By M&C Movie News Apr 13, 2007, 14:46 GMT
Directors Bryan Singer and Gus Van Sant (‘Good Will Hunting’) are in a race (an unofficial race) to bring the live story of San Francisco supervisor Harvey Milk to the big screen.
Harvey Milk
Milk, the first openly gay elected official in the US was assassinated along with SF mayor George Moscone on November 27, 1978. City supervisor Daniel White was tried and convicted to seven years for the assassination. The light sentence triggered widespread rioting by SF’s gay population.
'The Mayor of Castro Street,’ a book by Randy Shilts was optioned by Warner Independent Pictures 15 years ago. They brought on Singer a couple of years ago but the film has languished until recently as Warner is near a deal with Participant Productions to co-finance and Chris McQuarrie to write final draft script.

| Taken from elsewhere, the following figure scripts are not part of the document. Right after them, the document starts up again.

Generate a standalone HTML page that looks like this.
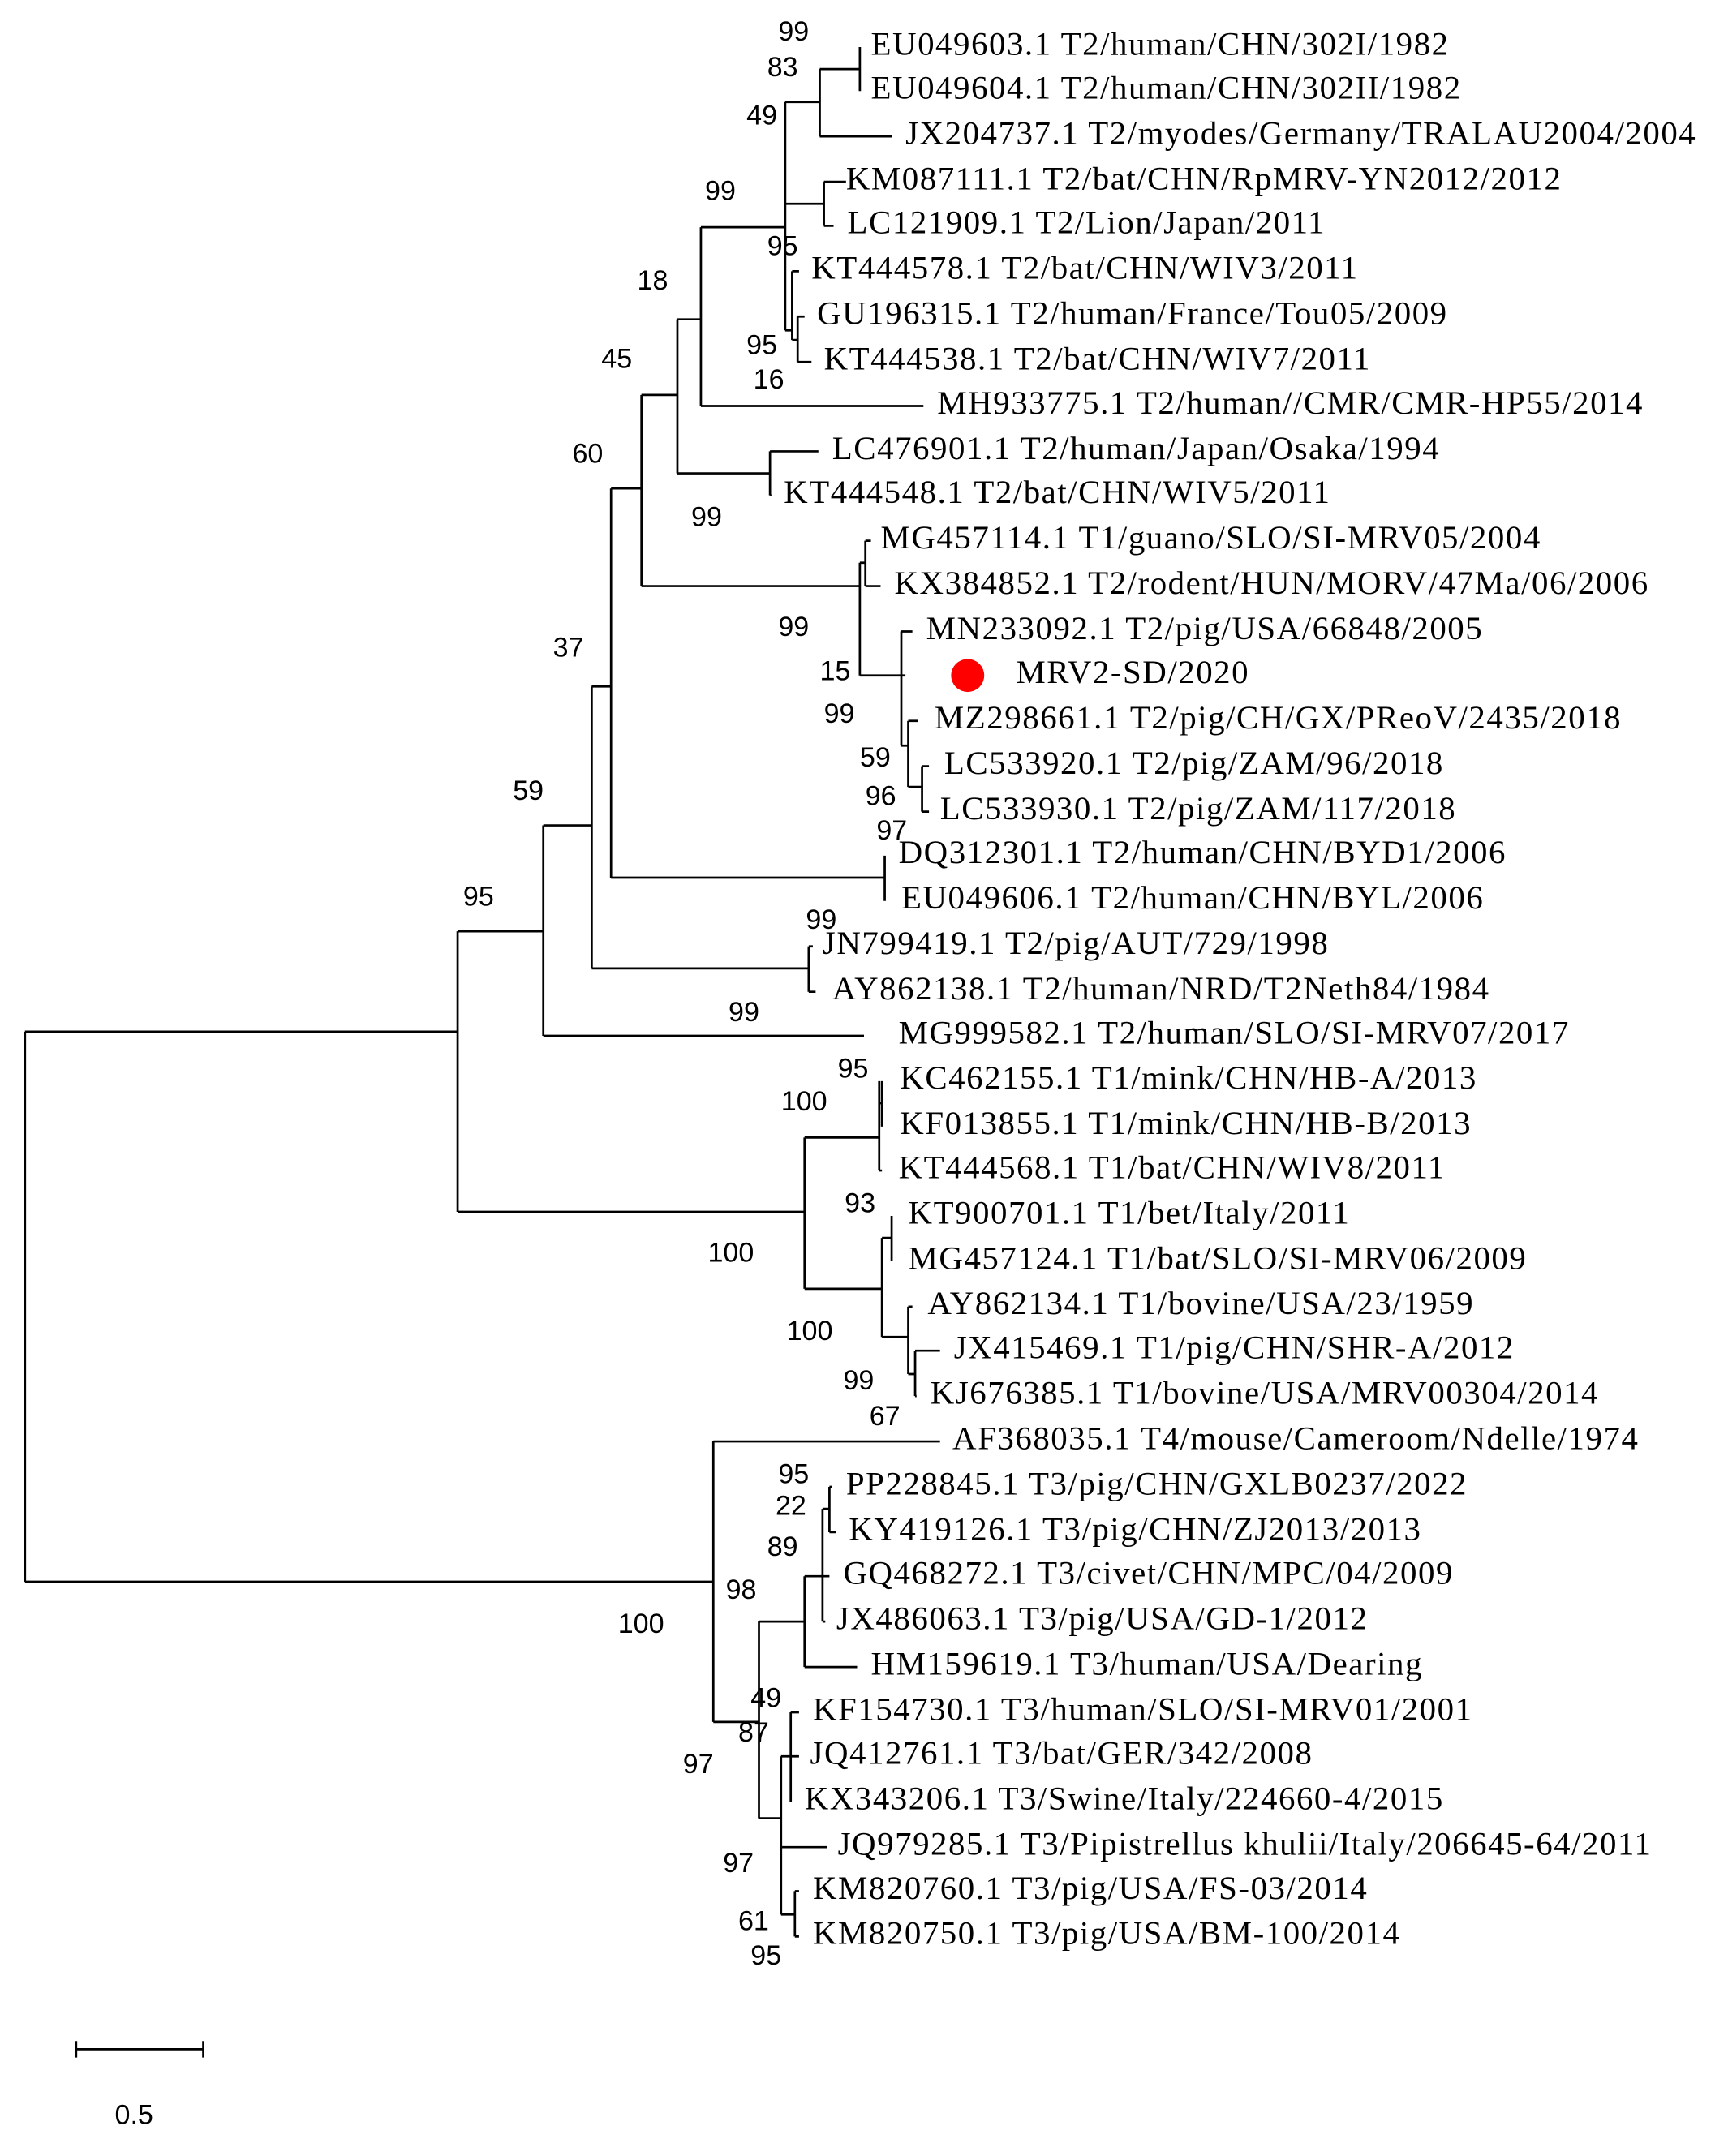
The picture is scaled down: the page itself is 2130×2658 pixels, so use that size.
<!DOCTYPE html>
<html><head><meta charset="utf-8"><style>html,body{margin:0;padding:0;background:#fff}svg{display:block}</style></head><body>
<svg width="2130" height="2658" viewBox="0 0 1250 1560" xmlns="http://www.w3.org/2000/svg">
<rect width="1250" height="1560" fill="#fff"/>
<g transform="translate(0,2.2) scale(1,0.995)">
<g stroke="#000" stroke-width="1.6" fill="none">
<path d="M18 748V1148M18 748H331M18 1148H516"/>
<path d="M331 675V879M331 675H393M331 879H582"/>
<path d="M393 598V751M393 598H428M393 751H625"/>
<path d="M428 497V702M428 497H442M428 702H585M585 686V719M585 686H588M585 719H590"/>
<path d="M442 353V636M442 353H464M442 636H640M640 620V653"/>
<path d="M464 285V424M464 285H490M464 424H622"/>
<path d="M490 230V342M490 230H507M490 342H557M557 326V358M557 326H592M557 358H558"/>
<path d="M507 163V293M507 163H568M507 293H668"/>
<path d="M568 72V238M568 72H593M568 146H596M568 238H573"/>
<path d="M593 48V97M593 48H622M593 97H645M622 32V64"/>
<path d="M596 130V162M596 130H612M596 162H603"/>
<path d="M573 195V245M573 195H578M573 245H577M577 228V261M577 228H582M577 261H587"/>
<path d="M622 407V489M622 407H626M626 391V424M626 391H630M626 424H637M622 489H652"/>
<path d="M652 457V540M652 457H660M652 489H655M652 540H657M657 522V570M657 522H664M657 570H667M667 555V588M667 555H672M667 588H672"/>
<path d="M582 825V935M582 825H636M636 784V849M636 800H638M638 784V817M636 849H638M582 935H638"/>
<path d="M638 898V970M638 898H645M645 882V915M638 970H657M657 948V997M657 948H660M657 997H662M662 980V1013M662 980H680M662 1013H663"/>
<path d="M516 1046V1250M516 1046H680M516 1250H549"/>
<path d="M549 1177V1320M549 1177H582M582 1144V1210M582 1144H595M582 1210H620"/>
<path d="M595 1095V1177M595 1095H600M600 1079V1112M600 1079H602M600 1112H605M595 1144H600M595 1177H597"/>
<path d="M549 1320H565M565 1275V1390M565 1275H572M572 1243V1308M572 1243H578M572 1275H578M572 1308H572M565 1341H598M565 1390H575M575 1373V1406M575 1373H578M575 1406H578"/>
<path d="M55 1488H147M55 1482V1494M147 1482V1494"/>
</g>
<circle cx="700" cy="489" r="12" fill="#f00"/>
<g font-family="'Liberation Serif',serif" font-size="24" letter-spacing="0.9" fill="#000" dominant-baseline="middle">
<text x="630" y="32">EU049603.1 T2/human/CHN/302I/1982</text>
<text x="630" y="64">EU049604.1 T2/human/CHN/302II/1982</text>
<text x="655" y="97">JX204737.1 T2/myodes/Germany/TRALAU2004/2004</text>
<text x="612" y="130">KM087111.1 T2/bat/CHN/RpMRV-YN2012/2012</text>
<text x="613" y="162">LC121909.1 T2/Lion/Japan/2011</text>
<text x="587" y="195">KT444578.1 T2/bat/CHN/WIV3/2011</text>
<text x="591" y="228">GU196315.1 T2/human/France/Tou05/2009</text>
<text x="596" y="261">KT444538.1 T2/bat/CHN/WIV7/2011</text>
<text x="678" y="293">MH933775.1 T2/human//CMR/CMR-HP55/2014</text>
<text x="602" y="326">LC476901.1 T2/human/Japan/Osaka/1994</text>
<text x="567" y="358">KT444548.1 T2/bat/CHN/WIV5/2011</text>
<text x="637" y="391">MG457114.1 T1/guano/SLO/SI-MRV05/2004</text>
<text x="647" y="424">KX384852.1 T2/rodent/HUN/MORV/47Ma/06/2006</text>
<text x="670" y="457">MN233092.1 T2/pig/USA/66848/2005</text>
<text x="735" y="489">MRV2-SD/2020</text>
<text x="676" y="522">MZ298661.1 T2/pig/CH/GX/PReoV/2435/2018</text>
<text x="683" y="555">LC533920.1 T2/pig/ZAM/96/2018</text>
<text x="680" y="588">LC533930.1 T2/pig/ZAM/117/2018</text>
<text x="650" y="620">DQ312301.1 T2/human/CHN/BYD1/2006</text>
<text x="652" y="653">EU049606.1 T2/human/CHN/BYL/2006</text>
<text x="595" y="686">JN799419.1 T2/pig/AUT/729/1998</text>
<text x="602" y="719">AY862138.1 T2/human/NRD/T2Neth84/1984</text>
<text x="650" y="751">MG999582.1 T2/human/SLO/SI-MRV07/2017</text>
<text x="651" y="784">KC462155.1 T1/mink/CHN/HB-A/2013</text>
<text x="651" y="817">KF013855.1 T1/mink/CHN/HB-B/2013</text>
<text x="650" y="849">KT444568.1 T1/bat/CHN/WIV8/2011</text>
<text x="657" y="882">KT900701.1 T1/bet/Italy/2011</text>
<text x="657" y="915">MG457124.1 T1/bat/SLO/SI-MRV06/2009</text>
<text x="671" y="948">AY862134.1 T1/bovine/USA/23/1959</text>
<text x="690" y="980">JX415469.1 T1/pig/CHN/SHR-A/2012</text>
<text x="673" y="1013">KJ676385.1 T1/bovine/USA/MRV00304/2014</text>
<text x="689" y="1046">AF368035.1 T4/mouse/Cameroom/Ndelle/1974</text>
<text x="612" y="1079">PP228845.1 T3/pig/CHN/GXLB0237/2022</text>
<text x="614" y="1112">KY419126.1 T3/pig/CHN/ZJ2013/2013</text>
<text x="610" y="1144">GQ468272.1 T3/civet/CHN/MPC/04/2009</text>
<text x="605" y="1177">JX486063.1 T3/pig/USA/GD-1/2012</text>
<text x="630" y="1210">HM159619.1 T3/human/USA/Dearing</text>
<text x="588" y="1243">KF154730.1 T3/human/SLO/SI-MRV01/2001</text>
<text x="586" y="1275">JQ412761.1 T3/bat/GER/342/2008</text>
<text x="582" y="1308">KX343206.1 T3/Swine/Italy/224660-4/2015</text>
<text x="606" y="1341">JQ979285.1 T3/Pipistrellus khulii/Italy/206645-64/2011</text>
<text x="588" y="1373">KM820760.1 T3/pig/USA/FS-03/2014</text>
<text x="588" y="1406">KM820750.1 T3/pig/USA/BM-100/2014</text>
</g>
<g font-family="'Liberation Sans',sans-serif" font-size="20" fill="#000" dominant-baseline="middle">
<text x="563" y="22">99</text><text x="555" y="48">83</text><text x="540" y="83">49</text>
<text x="510" y="138">99</text><text x="555" y="178">95</text><text x="461" y="203">18</text>
<text x="540" y="250">95</text><text x="545" y="275">16</text><text x="435" y="260">45</text>
<text x="414" y="329">60</text><text x="500" y="375">99</text><text x="563" y="455">99</text>
<text x="593" y="487">15</text><text x="596" y="518">99</text><text x="622" y="550">59</text>
<text x="626" y="578">96</text><text x="634" y="603">97</text><text x="400" y="470">37</text>
<text x="371" y="574">59</text><text x="335" y="651">95</text><text x="583" y="668">99</text>
<text x="527" y="735">99</text><text x="606" y="776">95</text><text x="565" y="800">100</text>
<text x="611" y="874">93</text><text x="512" y="910">100</text><text x="569" y="967">100</text>
<text x="610" y="1003">99</text><text x="629" y="1029">67</text><text x="563" y="1071">95</text>
<text x="561" y="1094">22</text><text x="555" y="1124">89</text><text x="525" y="1155">98</text>
<text x="447" y="1180">100</text><text x="543" y="1234">49</text><text x="534" y="1259">87</text>
<text x="494" y="1282">97</text><text x="523" y="1354">97</text><text x="534" y="1396">61</text>
<text x="543" y="1421">95</text>
<text x="83" y="1537">0.5</text>
</g>
</g>
</svg>
</body></html>
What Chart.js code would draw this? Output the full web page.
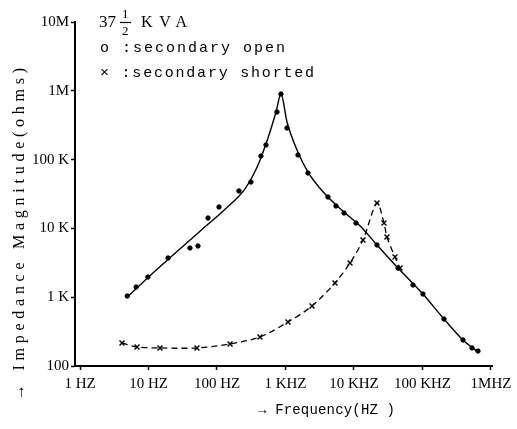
<!DOCTYPE html>
<html>
<head>
<meta charset="utf-8">
<script src="https://cdn.jsdelivr.net/npm/chart.js@4.4.1/dist/chart.umd.min.js"></script>
<style>
  html, body { margin: 0; padding: 0; background: #fff; }
  #wrap { width: 517px; height: 429px; position: relative; }
</style>
</head>
<body>
<div id="wrap"><canvas id="chart"></canvas></div>
<script>
// ── Data ──────────────────────────────────────────────────────────────────────
// axis ticks
const X_TICKS  = [1, 10, 100, 1e3, 1e4, 1e5, 1e6];
const X_LABELS = ["1 HZ", "10 HZ", "100 HZ", "1 KHZ", "10 KHZ", "100 KHZ", "1MHZ"];
const Y_TICKS  = [100, 1e3, 1e4, 1e5, 1e6, 1e7];
const Y_LABELS = ["100", "1 K", "10 K", "100 K", "1M", "10M"];

// secondary open: smooth fitted curve (Hz, ohms)
const OPEN_CURVE_F = [4.9, 10.4, 24.4, 56.5, 131, 256, 397, 555, 727, 859,
                      1052, 1472, 2128, 3780, 7145, 12320, 21660, 43900, 101600, 206000, 390000, 646000];
const OPEN_CURVE_Z = [1006, 2040, 4350, 9100, 19000, 37500, 83500, 206000, 492000, 898000,
                      352000, 138000, 66000, 31600, 17300, 10800, 5740, 2656, 1113, 482, 239, 160];

// secondary open: measured points
const OPEN_F = [4.9, 6.6, 9.8, 19.3, 40.3, 52.8, 73.9, 107, 209, 313, 438, 519, 751, 859,
                1052, 1521, 2128, 4169, 5458, 7145, 10700, 21660, 43900, 72600, 101600, 206000, 390000, 528000, 646000];
const OPEN_Z = [1040, 1407, 1966, 3715, 5190, 5550, 14160, 20470, 34980, 47230, 112800, 163000, 492000, 898000,
                288000, 116700, 63900, 28600, 21170, 16740, 11980, 5740, 2656, 1504, 1113, 482, 239, 183, 165];

// secondary shorted: measured points
const SHORT_F = [4.1, 6.8, 14.7, 51, 155, 424, 1087, 2438, 5284, 8750, 13530, 21660, 27400, 30300, 39700, 47000];
const SHORT_Z = [216, 189, 183, 183, 209, 264, 436, 745, 1610, 3140, 6780, 23400, 11980, 7500, 3840, 2656];

// ── Helpers ───────────────────────────────────────────────────────────────────
const pts = (xs, ys) => xs.map((x, i) => ({ x, y: ys[i] }));

const SERIF = "'Liberation Serif', 'DejaVu Serif', serif";
const MONO  = "'Liberation Mono', 'DejaVu Sans Mono', monospace";

function spacedText(ctx, txt, x, y, targetW) {
  ctx.letterSpacing = "0px";
  const w = ctx.measureText(txt).width;
  const sp = targetW ? Math.max(0, (targetW - w) / Math.max(1, txt.length - 1)) : 0;
  ctx.letterSpacing = sp + "px";
  ctx.fillText(txt, x, y);
  ctx.letterSpacing = "0px";
}

// ── Annotation plugin: legend text + axis titles ──────────────────────────────
const annotate = {
  id: "annotate",
  afterDraw(chart) {
    const ctx = chart.ctx;
    ctx.save();
    ctx.fillStyle = "#000";
    ctx.strokeStyle = "#000";
    ctx.textBaseline = "alphabetic";
    ctx.textAlign = "left";

    // 37 1/2 KVA
    ctx.font = "17px " + SERIF;
    ctx.fillText("37", 99, 27);
    ctx.font = "13px " + SERIF;
    ctx.fillText("1", 122, 18);
    ctx.fillText("2", 122, 35);
    ctx.lineWidth = 1.2;
    ctx.beginPath(); ctx.moveTo(120, 22.5); ctx.lineTo(131, 22.5); ctx.stroke();
    ctx.font = "16px " + SERIF;
    spacedText(ctx, "KVA", 141, 27, 46);

    // legend rows
    ctx.font = "15px " + MONO;
    ctx.textBaseline = "middle";
    spacedText(ctx, "o :secondary open", 100, 48, 185);
    spacedText(ctx, "\u00d7 :secondary shorted", 100, 73, 214);

    // x title
    ctx.font = "14px " + MONO;
    spacedText(ctx, "\u2192 Frequency(HZ )", 258, 410, 137);

    // y title (rotated)
    ctx.translate(20, 400);
    ctx.rotate(-Math.PI / 2);
    ctx.font = "16px " + SERIF;
    spacedText(ctx, "\u2192 Impedance Magnitude(ohms)", 0, 0, 332);
    ctx.restore();
  }
};

// ── Chart ─────────────────────────────────────────────────────────────────────
new Chart(document.getElementById("chart"), {
  type: "scatter",
  data: {
    datasets: [
      {
        label: "open curve",
        data: pts(OPEN_CURVE_F, OPEN_CURVE_Z),
        showLine: true,
        borderColor: "#000",
        borderWidth: 1.4,
        pointRadius: 0,
        cubicInterpolationMode: "monotone",
      },
      {
        label: "secondary open",
        data: pts(OPEN_F, OPEN_Z),
        showLine: false,
        pointRadius: 2.2,
        pointBackgroundColor: "#000",
        pointBorderColor: "#000",
      },
      {
        label: "secondary shorted",
        data: pts(SHORT_F, SHORT_Z),
        showLine: true,
        borderColor: "#000",
        borderWidth: 1.3,
        borderDash: [6, 4],
        tension: 0.3,
        pointStyle: "crossRot",
        pointRadius: 3.5,
        pointBorderWidth: 1.4,
        pointBorderColor: "#000",
      },
    ],
  },
  options: {
    responsive: true,
    maintainAspectRatio: false,
    animation: false,
    layout: { padding: { left: 0, right: 25, top: 22, bottom: 0 } },
    plugins: { legend: { display: false }, tooltip: { enabled: false } },
    scales: {
      x: {
        type: "logarithmic",
        min: 0.845,
        max: 1.035e6,
        afterFit: s => { s.height = 63; },
        afterBuildTicks: s => { s.ticks = X_TICKS.map(v => ({ value: v })); },
        grid: { display: true, drawOnChartArea: false, color: "#000", tickLength: 4, tickWidth: 1.5 },
        border: { display: true, color: "#000", width: 2 },
        ticks: {
          color: "#000",
          padding: 5,
          autoSkip: false,
          maxRotation: 0,
          font: { family: SERIF, size: 15 },
          callback: (v, i) => X_LABELS[i],
        },
      },
      y: {
        type: "logarithmic",
        min: 100,
        max: 1e7,
        afterFit: s => { s.width = 75; },
        afterBuildTicks: s => { s.ticks = Y_TICKS.map(v => ({ value: v })); },
        grid: { display: true, drawOnChartArea: false, color: "#000", tickLength: 4, tickWidth: 1.5 },
        border: { display: true, color: "#000", width: 2 },
        ticks: {
          color: "#000",
          padding: 2,
          autoSkip: false,
          font: { family: SERIF, size: 15 },
          callback: (v, i) => Y_LABELS[i],
        },
      },
    },
  },
  plugins: [annotate],
});
</script>
</body>
</html>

McQuarrie wrote script for Singer’s second film ‘The Usual Suspects.’
Craig Zadan (executive producer ‘Empire’ –TV, producer ‘Hairspray’), will produce “Mayor” along with Neil Meron.
"We're seeing the light at the end of a long tunnel," Zadan said. "Warner Independent is pushing us to get the film made right away. Some of it might have to do with the enormous success of 'Brokeback Mountain,' and some of it is passion for the right tone and the story we are telling. Chris has nailed the take, and the goal is to have the script ready so that we can make the movie as soon as Bryan finishes his UA film. We've had tremendous response from actors."
Meanwhile, Van Sant is attached to an untitled Milk script penned by Dustin Lance Black. Curiously, Van Sant was once set to direct “Mayor” even having written a draft script years ago for Warner.
Both Van Sant and Singer are openly gay.